== WHAT YOU NEED TO DO ==
Copy the lines of the data below exactly, starting at the first and stopping after the line that contains "var annoFont = 'DejaVu Sans';"; include no pictures.

== DATA FOR THIS TASK ==
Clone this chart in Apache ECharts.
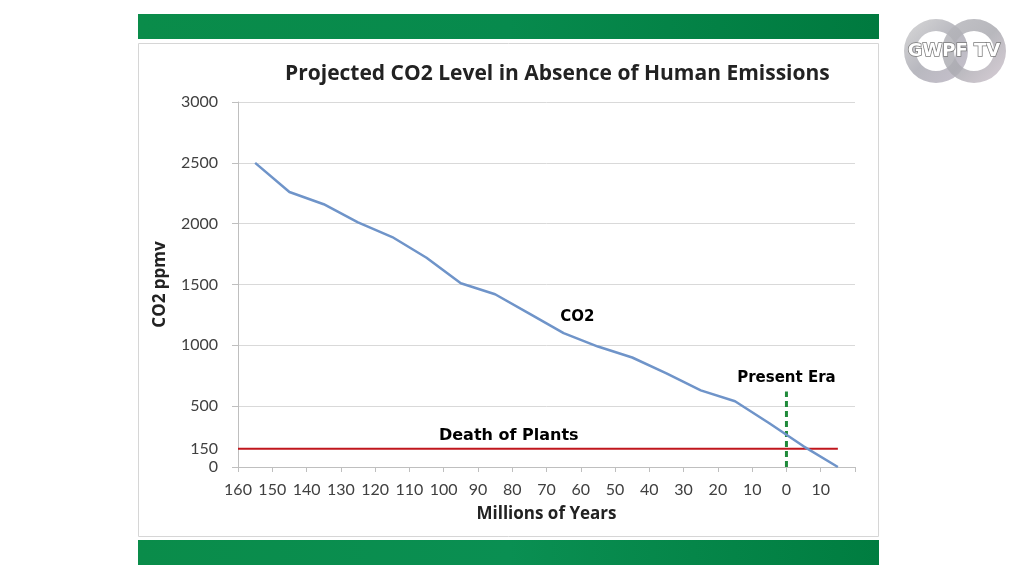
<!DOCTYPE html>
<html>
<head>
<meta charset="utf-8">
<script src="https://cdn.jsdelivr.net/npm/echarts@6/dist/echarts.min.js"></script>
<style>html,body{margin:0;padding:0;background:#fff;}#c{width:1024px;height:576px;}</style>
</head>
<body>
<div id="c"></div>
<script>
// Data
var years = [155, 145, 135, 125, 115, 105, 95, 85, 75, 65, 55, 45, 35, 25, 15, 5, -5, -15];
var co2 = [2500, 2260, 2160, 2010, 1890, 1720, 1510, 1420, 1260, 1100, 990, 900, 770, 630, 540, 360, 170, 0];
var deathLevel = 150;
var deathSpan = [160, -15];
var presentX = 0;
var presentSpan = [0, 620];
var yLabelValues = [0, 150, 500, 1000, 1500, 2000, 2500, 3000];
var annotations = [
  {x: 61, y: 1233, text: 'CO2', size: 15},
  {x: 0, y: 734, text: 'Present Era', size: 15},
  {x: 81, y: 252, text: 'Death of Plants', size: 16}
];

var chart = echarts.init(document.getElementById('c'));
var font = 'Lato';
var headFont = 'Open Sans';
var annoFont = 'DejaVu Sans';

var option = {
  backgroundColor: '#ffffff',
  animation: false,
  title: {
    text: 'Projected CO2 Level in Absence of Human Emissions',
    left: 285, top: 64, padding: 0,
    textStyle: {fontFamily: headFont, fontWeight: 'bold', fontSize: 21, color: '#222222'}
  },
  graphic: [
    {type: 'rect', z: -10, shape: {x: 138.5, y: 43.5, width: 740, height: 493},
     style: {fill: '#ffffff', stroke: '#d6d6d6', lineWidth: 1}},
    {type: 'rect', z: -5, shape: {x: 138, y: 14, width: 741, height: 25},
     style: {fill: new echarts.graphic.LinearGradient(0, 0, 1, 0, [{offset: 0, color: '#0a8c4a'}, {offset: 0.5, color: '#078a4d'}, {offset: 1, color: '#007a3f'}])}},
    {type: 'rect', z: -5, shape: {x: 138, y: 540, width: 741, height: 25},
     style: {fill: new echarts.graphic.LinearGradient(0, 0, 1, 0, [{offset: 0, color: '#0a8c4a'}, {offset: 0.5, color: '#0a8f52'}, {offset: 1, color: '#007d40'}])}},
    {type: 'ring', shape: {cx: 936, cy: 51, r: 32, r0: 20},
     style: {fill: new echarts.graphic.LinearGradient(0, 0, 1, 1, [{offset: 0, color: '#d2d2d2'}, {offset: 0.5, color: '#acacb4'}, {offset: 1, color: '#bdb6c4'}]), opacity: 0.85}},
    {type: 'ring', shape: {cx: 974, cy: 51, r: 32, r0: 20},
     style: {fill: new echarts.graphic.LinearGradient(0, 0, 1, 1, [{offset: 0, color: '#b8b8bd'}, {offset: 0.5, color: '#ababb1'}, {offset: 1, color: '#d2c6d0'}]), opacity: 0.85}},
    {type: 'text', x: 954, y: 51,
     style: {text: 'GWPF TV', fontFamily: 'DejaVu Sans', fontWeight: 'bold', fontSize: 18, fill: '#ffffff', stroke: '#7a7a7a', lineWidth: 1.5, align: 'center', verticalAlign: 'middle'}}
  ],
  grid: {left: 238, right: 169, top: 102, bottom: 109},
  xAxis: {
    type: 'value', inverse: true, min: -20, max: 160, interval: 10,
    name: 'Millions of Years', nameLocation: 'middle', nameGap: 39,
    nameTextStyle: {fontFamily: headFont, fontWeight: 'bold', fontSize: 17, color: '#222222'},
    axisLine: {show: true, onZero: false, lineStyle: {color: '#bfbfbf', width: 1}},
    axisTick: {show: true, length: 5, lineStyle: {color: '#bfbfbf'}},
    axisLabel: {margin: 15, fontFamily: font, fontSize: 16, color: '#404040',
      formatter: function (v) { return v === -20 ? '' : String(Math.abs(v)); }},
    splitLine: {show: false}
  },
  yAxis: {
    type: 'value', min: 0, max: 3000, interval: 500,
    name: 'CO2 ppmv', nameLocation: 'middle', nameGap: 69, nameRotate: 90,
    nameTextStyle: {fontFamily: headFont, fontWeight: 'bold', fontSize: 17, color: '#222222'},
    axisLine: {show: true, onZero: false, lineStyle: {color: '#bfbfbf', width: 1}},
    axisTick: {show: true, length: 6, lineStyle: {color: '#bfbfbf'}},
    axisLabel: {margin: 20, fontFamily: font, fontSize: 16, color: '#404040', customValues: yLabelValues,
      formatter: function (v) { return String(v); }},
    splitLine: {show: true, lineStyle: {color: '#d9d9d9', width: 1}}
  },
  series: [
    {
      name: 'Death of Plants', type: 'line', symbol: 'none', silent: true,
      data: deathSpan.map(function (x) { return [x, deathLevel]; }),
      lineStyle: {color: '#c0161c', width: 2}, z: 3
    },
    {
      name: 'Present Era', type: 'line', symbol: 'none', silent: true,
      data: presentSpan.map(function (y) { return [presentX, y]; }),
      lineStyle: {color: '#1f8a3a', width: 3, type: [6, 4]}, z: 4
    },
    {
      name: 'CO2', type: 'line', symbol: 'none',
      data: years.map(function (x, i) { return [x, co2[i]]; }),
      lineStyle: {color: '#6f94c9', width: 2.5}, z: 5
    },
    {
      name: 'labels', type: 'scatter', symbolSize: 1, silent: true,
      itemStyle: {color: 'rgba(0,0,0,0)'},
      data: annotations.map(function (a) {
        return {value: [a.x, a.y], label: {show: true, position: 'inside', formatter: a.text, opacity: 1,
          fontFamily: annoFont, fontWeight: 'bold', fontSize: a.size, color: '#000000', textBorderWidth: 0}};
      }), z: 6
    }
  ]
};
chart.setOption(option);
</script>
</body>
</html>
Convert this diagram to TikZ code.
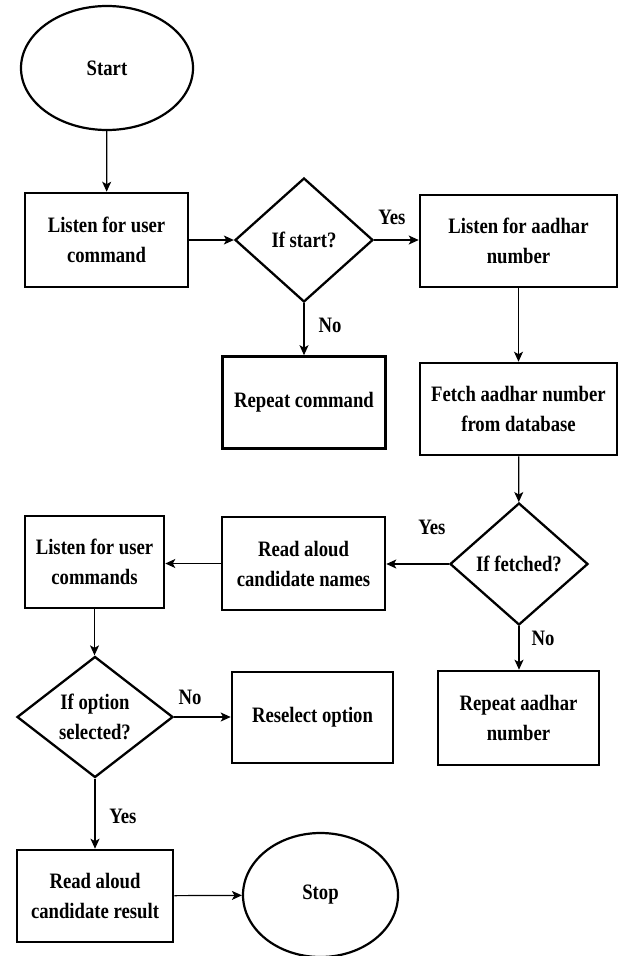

== WRITTEN SOLUTION ==
Clone this chart in Apache ECharts.
<!DOCTYPE html>
<html>
<head>
<meta charset="utf-8">
<script src="https://cdn.jsdelivr.net/npm/echarts@6/dist/echarts.min.js"></script>
<style>html,body{margin:0;padding:0;background:#fff;}#c{width:1024px;height:576px;}</style>
</head>
<body>
<div id="c"></div>
<script>
// Data
var years = [155, 145, 135, 125, 115, 105, 95, 85, 75, 65, 55, 45, 35, 25, 15, 5, -5, -15];
var co2 = [2500, 2260, 2160, 2010, 1890, 1720, 1510, 1420, 1260, 1100, 990, 900, 770, 630, 540, 360, 170, 0];
var deathLevel = 150;
var deathSpan = [160, -15];
var presentX = 0;
var presentSpan = [0, 620];
var yLabelValues = [0, 150, 500, 1000, 1500, 2000, 2500, 3000];
var annotations = [
  {x: 61, y: 1233, text: 'CO2', size: 15},
  {x: 0, y: 734, text: 'Present Era', size: 15},
  {x: 81, y: 252, text: 'Death of Plants', size: 16}
];

var chart = echarts.init(document.getElementById('c'));
var font = 'Lato';
var headFont = 'Open Sans';
var annoFont = 'DejaVu Sans';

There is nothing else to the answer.